Para su sorpresa, Gabriela descubre el tatuaje que su hija Camila ha estado ocultando a saber por cuánto tiempo al entrar desprevenida a su habitación. Gabriela sencillamente no podía creer lo que sus ojos vieron y entró en un estado de “shock” y frustración. ¿Cómo es posible que su hija a la que ha educado e inculcado valores cristianos y morales haya accedido violar reglas que van en contra de la familia y ponen en riesgo su propio cuerpo? Fue el comienzo de un torbellino de preguntas sin respuestas y de un sin número de emociones sin control. A Gabriela no le quedaron más lágrimas por derramar, pensaba en sus adentros el qué pensará la familia y las demás personas. Pero eso no fue todo, a los pocos meses Camila decide hacerse otro tatuaje, pero esta vez en un área visible y muy difícil de ocultar.
Gabriela no deja escapar su descontento y es muy eficaz demostrándoselo a Camila la cual un día le pregunta, “¿Mamá, tú no me amarás porque tengo tatuajes? Me gustan los tatuajes”. Esa respuesta le cayó como agua fría sobre su cabeza. De algo muy consciente estaba Gabriela, a pesar de los tatuajes que su hija tenía, su amor por ella era muchísimo mayor que los tatuajes que tanto le desagradaban. Algo aprendió Gabriela que nosotras las madres debemos aprender, los hijos no son perfectos en cualquier momento nos pueden decepcionar y nos pueden herir muy profundamente, sobre todo al adoptar comportamientos y acciones que van en contra de principios establecidos. A Gabriela le falta un camino largo por recorrer. Indiscutiblemente sabemos que no es fácil ser madre hoy día. Y cuando hay diferencia de valores, la recuperación y las soluciones no son rápidas ni instantáneas. Requieren un factor llamado tiempo y una virtud llamada paciencia.
Toda madre quiere lo mejor para sus hijos, pero el hecho es que ellos elegirán lo que quieren ser y no lo que nosotras queremos que ellos sean. Ellos tienen todo su derecho de decidir y eso para nosotras es muy difícil aceptarlo. Creo firmemente que hay hijos e hijas pidiendo a gritos aceptación. Por experiencia puedo decirte que no fue hasta que decidí aceptar a mis hijos que no vi cambios significativos en nuestras relaciones. Me costó aprender que no tengo que sacrificar mis convicciones cristianas ni morales a fin de lograrlo. Aprendí que debo amarlos de forma incondicional, el único amor genuino y digno de llamarse así. Puedo decirles a mis hijos que los amo y abrazarlos aun no aprobando sus estilos de vida.

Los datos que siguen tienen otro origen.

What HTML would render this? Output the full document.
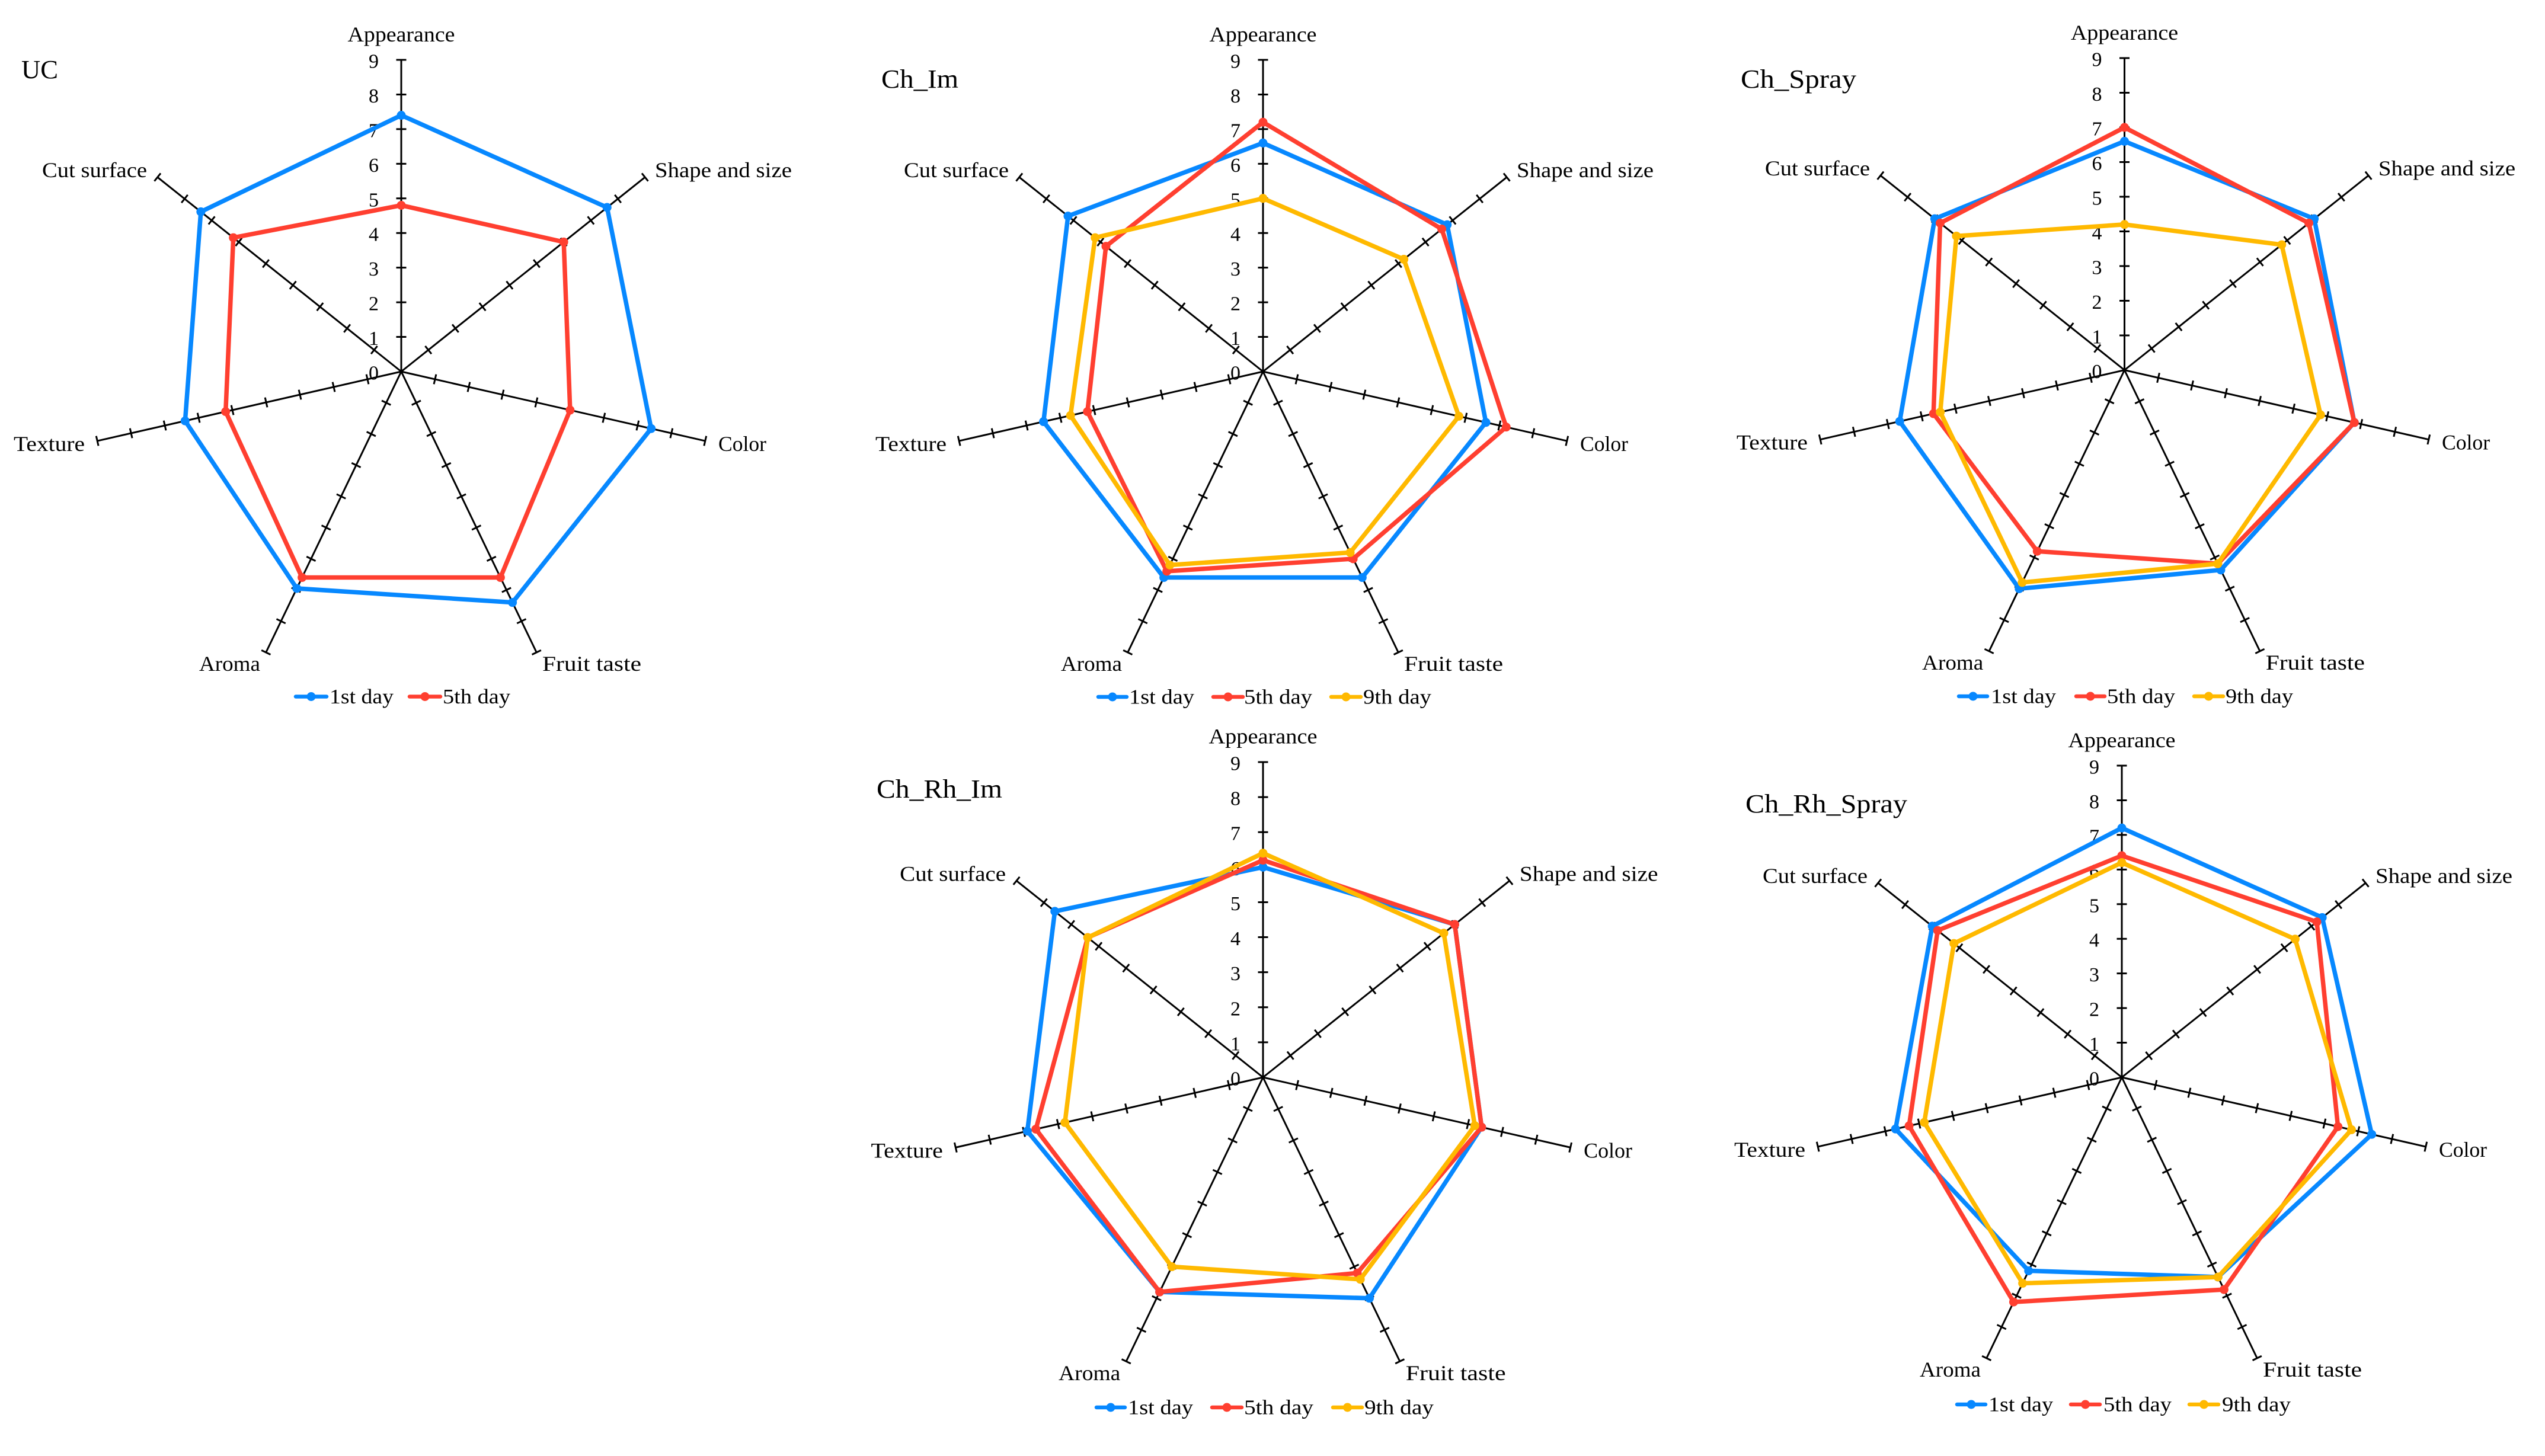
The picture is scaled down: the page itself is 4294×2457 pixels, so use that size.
<!DOCTYPE html>
<html lang="en">
<head>
<meta charset="utf-8">
<title>Sensory radar charts</title>
<style>
  html, body { margin: 0; padding: 0; background: #fff; }
  svg { display: block; }
  text { font-family: "Liberation Serif", "DejaVu Serif", serif; fill: #000; }
  .title { font-size: 44px; }
  .legend-text { font-size: 35px; }
</style>
</head>
<body>
<svg id="chart" xmlns="http://www.w3.org/2000/svg" width="4294" height="2457" viewBox="0 0 4294 2457">
  <rect x="0" y="0" width="4294" height="2457" fill="#fff"/>

  <g id="panel-uc">
    <text class="title" x="36" y="132" textLength="62" lengthAdjust="spacingAndGlyphs">UC</text>
    <g>
      <g>
        <line x1="499" x2="551" y1="1175.5" y2="1175.5" stroke="#0788ff" stroke-width="6.5" stroke-linecap="round"/><circle cx="525" cy="1175.5" r="7.5" fill="#0788ff"/>
        <text class="legend-text" x="556" y="1187" textLength="108" lengthAdjust="spacingAndGlyphs">1st day</text>
      </g>
      <g>
        <line x1="691" x2="743" y1="1175.5" y2="1175.5" stroke="#ff3f30" stroke-width="6.5" stroke-linecap="round"/><circle cx="717" cy="1175.5" r="7.5" fill="#ff3f30"/>
        <text class="legend-text" x="747" y="1187" textLength="114" lengthAdjust="spacingAndGlyphs">5th day</text>
      </g>
    </g>
  </g>

  <g id="panel-ch-im">
    <text class="title" x="1487" y="148" textLength="130" lengthAdjust="spacingAndGlyphs">Ch_Im</text>
    <g>
      <g>
        <line x1="1853" x2="1901" y1="1176" y2="1176" stroke="#0788ff" stroke-width="6.5" stroke-linecap="round"/><circle cx="1877" cy="1176" r="7.5" fill="#0788ff"/>
        <text class="legend-text" x="1905" y="1187.5" textLength="110" lengthAdjust="spacingAndGlyphs">1st day</text>
      </g>
      <g>
        <line x1="2047" x2="2097" y1="1176" y2="1176" stroke="#ff3f30" stroke-width="6.5" stroke-linecap="round"/><circle cx="2072" cy="1176" r="7.5" fill="#ff3f30"/>
        <text class="legend-text" x="2099" y="1187.5" textLength="115" lengthAdjust="spacingAndGlyphs">5th day</text>
      </g>
      <g>
        <line x1="2246" x2="2296" y1="1176" y2="1176" stroke="#ffb900" stroke-width="6.5" stroke-linecap="round"/><circle cx="2271" cy="1176" r="7.5" fill="#ffb900"/>
        <text class="legend-text" x="2300" y="1187.5" textLength="115" lengthAdjust="spacingAndGlyphs">9th day</text>
      </g>
    </g>
  </g>

  <g id="panel-ch-spray">
    <text class="title" x="2937" y="148" textLength="195" lengthAdjust="spacingAndGlyphs">Ch_Spray</text>
    <g>
      <g>
        <line x1="3305" x2="3353" y1="1175" y2="1175" stroke="#0788ff" stroke-width="6.5" stroke-linecap="round"/><circle cx="3329" cy="1175" r="7.5" fill="#0788ff"/>
        <text class="legend-text" x="3359" y="1186.5" textLength="110" lengthAdjust="spacingAndGlyphs">1st day</text>
      </g>
      <g>
        <line x1="3503" x2="3551" y1="1175" y2="1175" stroke="#ff3f30" stroke-width="6.5" stroke-linecap="round"/><circle cx="3527" cy="1175" r="7.5" fill="#ff3f30"/>
        <text class="legend-text" x="3555" y="1186.5" textLength="115" lengthAdjust="spacingAndGlyphs">5th day</text>
      </g>
      <g>
        <line x1="3702" x2="3751" y1="1175" y2="1175" stroke="#ffb900" stroke-width="6.5" stroke-linecap="round"/><circle cx="3726.5" cy="1175" r="7.5" fill="#ffb900"/>
        <text class="legend-text" x="3755" y="1186.5" textLength="114" lengthAdjust="spacingAndGlyphs">9th day</text>
      </g>
    </g>
  </g>

  <g id="panel-ch-rh-im">
    <text class="title" x="1479" y="1346" textLength="212" lengthAdjust="spacingAndGlyphs">Ch_Rh_Im</text>
    <g>
      <g>
        <line x1="1850" x2="1898" y1="2375" y2="2375" stroke="#0788ff" stroke-width="6.5" stroke-linecap="round"/><circle cx="1874" cy="2375" r="7.5" fill="#0788ff"/>
        <text class="legend-text" x="1903" y="2386.5" textLength="110" lengthAdjust="spacingAndGlyphs">1st day</text>
      </g>
      <g>
        <line x1="2045" x2="2095" y1="2375" y2="2375" stroke="#ff3f30" stroke-width="6.5" stroke-linecap="round"/><circle cx="2070" cy="2375" r="7.5" fill="#ff3f30"/>
        <text class="legend-text" x="2099" y="2386.5" textLength="117" lengthAdjust="spacingAndGlyphs">5th day</text>
      </g>
      <g>
        <line x1="2249" x2="2298" y1="2375" y2="2375" stroke="#ffb900" stroke-width="6.5" stroke-linecap="round"/><circle cx="2273.5" cy="2375" r="7.5" fill="#ffb900"/>
        <text class="legend-text" x="2302" y="2386.5" textLength="117" lengthAdjust="spacingAndGlyphs">9th day</text>
      </g>
    </g>
  </g>

  <g id="panel-ch-rh-spray">
    <text class="title" x="2945" y="1371" textLength="273" lengthAdjust="spacingAndGlyphs">Ch_Rh_Spray</text>
    <g>
      <g>
        <line x1="3302" x2="3350" y1="2370" y2="2370" stroke="#0788ff" stroke-width="6.5" stroke-linecap="round"/><circle cx="3326" cy="2370" r="7.5" fill="#0788ff"/>
        <text class="legend-text" x="3355" y="2381.5" textLength="109" lengthAdjust="spacingAndGlyphs">1st day</text>
      </g>
      <g>
        <line x1="3494" x2="3543" y1="2370" y2="2370" stroke="#ff3f30" stroke-width="6.5" stroke-linecap="round"/><circle cx="3518.5" cy="2370" r="7.5" fill="#ff3f30"/>
        <text class="legend-text" x="3549" y="2381.5" textLength="115" lengthAdjust="spacingAndGlyphs">5th day</text>
      </g>
      <g>
        <line x1="3694" x2="3743" y1="2370" y2="2370" stroke="#ffb900" stroke-width="6.5" stroke-linecap="round"/><circle cx="3718.5" cy="2370" r="7.5" fill="#ffb900"/>
        <text class="legend-text" x="3749" y="2381.5" textLength="116" lengthAdjust="spacingAndGlyphs">9th day</text>
      </g>
    </g>
  </g>
</svg>

<script>
// Data: order of values follows `categories`, clockwise from the top axis.
const categories = ["Appearance", "Shape and size", "Color", "Fruit taste", "Aroma", "Texture", "Cut surface"];
const tickLabels = ["0", "1", "2", "3", "4", "5", "6", "7", "8", "9"];

const ucDay1 = [7.4, 7.6, 7.4, 7.4, 6.95, 6.4, 7.4];
const ucDay5 = [4.8, 6.0, 5.0, 6.6, 6.6, 5.2, 6.2];

const chImDay1 = [6.6, 6.8, 6.6, 6.6, 6.6, 6.5, 7.2];
const chImDay5 = [7.2, 6.6, 7.2, 6.0, 6.4, 5.2, 5.8];
const chImDay9 = [5.0, 5.2, 5.8, 5.8, 6.2, 5.7, 6.2];

const chSprayDay1 = [6.6, 7.0, 6.8, 6.4, 7.0, 6.65, 7.0];
const chSprayDay5 = [7.0, 6.8, 6.8, 6.2, 5.8, 5.65, 6.8];
const chSprayDay9 = [4.2, 5.8, 5.8, 6.2, 6.8, 5.45, 6.2];

const chRhImDay1 = [6.0, 7.0, 6.4, 7.0, 6.8, 6.9, 7.6];
const chRhImDay5 = [6.2, 7.0, 6.4, 6.2, 6.8, 6.65, 6.4];
const chRhImDay9 = [6.4, 6.6, 6.2, 6.4, 6.0, 5.8, 6.4];

const chRhSprayDay1 = [7.2, 7.4, 7.4, 6.4, 6.2, 6.7, 7.0];
const chRhSprayDay5 = [6.4, 7.2, 6.4, 6.8, 7.2, 6.3, 6.8];
const chRhSprayDay9 = [6.2, 6.4, 6.8, 6.4, 6.6, 5.85, 6.2];

const SVG_NS = "http://www.w3.org/2000/svg";
const AXIS_MAX = 9;
const seriesColors = ["#0788ff", "#ff3f30", "#ffb900"];
const seriesNames = ["1st-day", "5th-day", "9th-day"];

function make(tag, attrs) {
  const el = document.createElementNS(SVG_NS, tag);
  for (const key in attrs) el.setAttribute(key, attrs[key]);
  return el;
}

function drawRadar(groupId, cx, cy, R, seriesList) {
  const parent = document.getElementById(groupId);
  const k = R / 526;
  const n = categories.length;
  const angle = i => (i * 2 * Math.PI) / n;
  const radius = v => (v / AXIS_MAX) * R;
  const px = (i, v) => cx + radius(v) * Math.sin(angle(i));
  const py = (i, v) => cy - radius(v) * Math.cos(angle(i));

  const axes = make("g", {});
  
  
  parent.appendChild(axes);

  categories.forEach((cat, i) => {
    const spoke = make("line", {
      x1: cx, y1: cy, x2: px(i, AXIS_MAX), y2: py(i, AXIS_MAX),
      stroke: "#000", "stroke-width": 3
    });
    
    
    axes.appendChild(spoke);
    const nx = Math.cos(angle(i));
    const ny = Math.sin(angle(i));
    tickLabels.forEach(label => {
      const v = Number(label);
      if (v === 0) return;
      const tick = make("line", {
        x1: px(i, v) - 8.5 * nx, y1: py(i, v) - 8.5 * ny,
        x2: px(i, v) + 8.5 * nx, y2: py(i, v) + 8.5 * ny,
        stroke: "#000", "stroke-width": 3
      });
      
      
      axes.appendChild(tick);
    });
  });

  tickLabels.forEach(label => {
    const t = make("text", {
      x: cx - 38, y: cy - radius(Number(label)) + 13.5,
      "text-anchor": "end", "font-size": 34
    });
    t.textContent = label;
    
    
    parent.appendChild(t);
  });

  const labelSpots = [
    { dx: 0, dy: -557, anchor: "middle", w: 181 },
    { dx: 428, dy: -328, anchor: "start", w: 231 },
    { dx: 535, dy: 134, anchor: "start", w: 81 },
    { dx: 238, dy: 505, anchor: "start", w: 167 },
    { dx: -238, dy: 505, anchor: "end", w: 103 },
    { dx: -534, dy: 134, anchor: "end", w: 120 },
    { dx: -429, dy: -328, anchor: "end", w: 177 }
  ];
  categories.forEach((cat, i) => {
    const s = labelSpots[i];
    const t = make("text", {
      x: cx + s.dx * k, y: cy + s.dy * k,
      "text-anchor": s.anchor, "font-size": 36,
      textLength: s.w * k, lengthAdjust: "spacingAndGlyphs"
    });
    t.textContent = cat;
    
    
    parent.appendChild(t);
  });

  seriesList.forEach((values, si) => {
    const g = make("g", {});
    
    
    const pts = values.map((v, i) => px(i, v).toFixed(2) + "," + py(i, v).toFixed(2)).join(" ");
    const poly = make("polygon", {
      points: pts, fill: "none", stroke: seriesColors[si],
      "stroke-width": 7.5, "stroke-linejoin": "round"
    });
    
    
    g.appendChild(poly);
    values.forEach((v, i) => {
      const dot = make("circle", { cx: px(i, v), cy: py(i, v), r: 7.5, fill: seriesColors[si] });
      
      
      g.appendChild(dot);
    });
    parent.appendChild(g);
  });
}

drawRadar("panel-uc", 677, 627, 526, [ucDay1, ucDay5]);
drawRadar("panel-ch-im", 2131, 627, 526, [chImDay1, chImDay5, chImDay9]);
drawRadar("panel-ch-spray", 3584.5, 624.5, 526.5, [chSprayDay1, chSprayDay5, chSprayDay9]);
drawRadar("panel-ch-rh-im", 2131, 1818, 532, [chRhImDay1, chRhImDay5, chRhImDay9]);
drawRadar("panel-ch-rh-spray", 3580, 1818, 526, [chRhSprayDay1, chRhSprayDay5, chRhSprayDay9]);
</script>
</body>
</html>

La aceptación consiste en actitudes y en comportamiento más que en palabras. Procura no juzgar, y comunica el hecho de que usted aprecia a sus hijos como personas de valor infinito, sin tener en cuenta su comportamiento. Es mejor que escuches a tus hijos y trates de comprenderlos a que respondas con enojo y resentimiento. Es mejor que sientas una preocupación abnegada por sus problemas y no que te hundas en la vergüenza. Es mejor que pidas ayuda, a sumirte en tu propia lástima. Es mejor resolver el problema y el conflicto a que te hundas en él. Es mejor aprender de nuestros errores a estar nadando en sentimientos de culpabilidad. Y es mejor que confíes en Dios a que te paralices de miedo. Supera el dolor con el amor incondicional en un ambiente de libertad. *
Las madres contamos con raudales de dosis de amor y comprensión. Decídete a cubrir a tus hijos con un manto genuino de aceptación y amarlos tal como son, a pesar de todo, a toda costa y punto. Responde a su comportamiento según el ejemplo de Jesús y recuerda que cualquier cambio en sus vidas depende del poder del Espíritu Santo, de los recursos de Dios, su intervención y dirección. Anímate, madre, todo es posible por medio de su poder.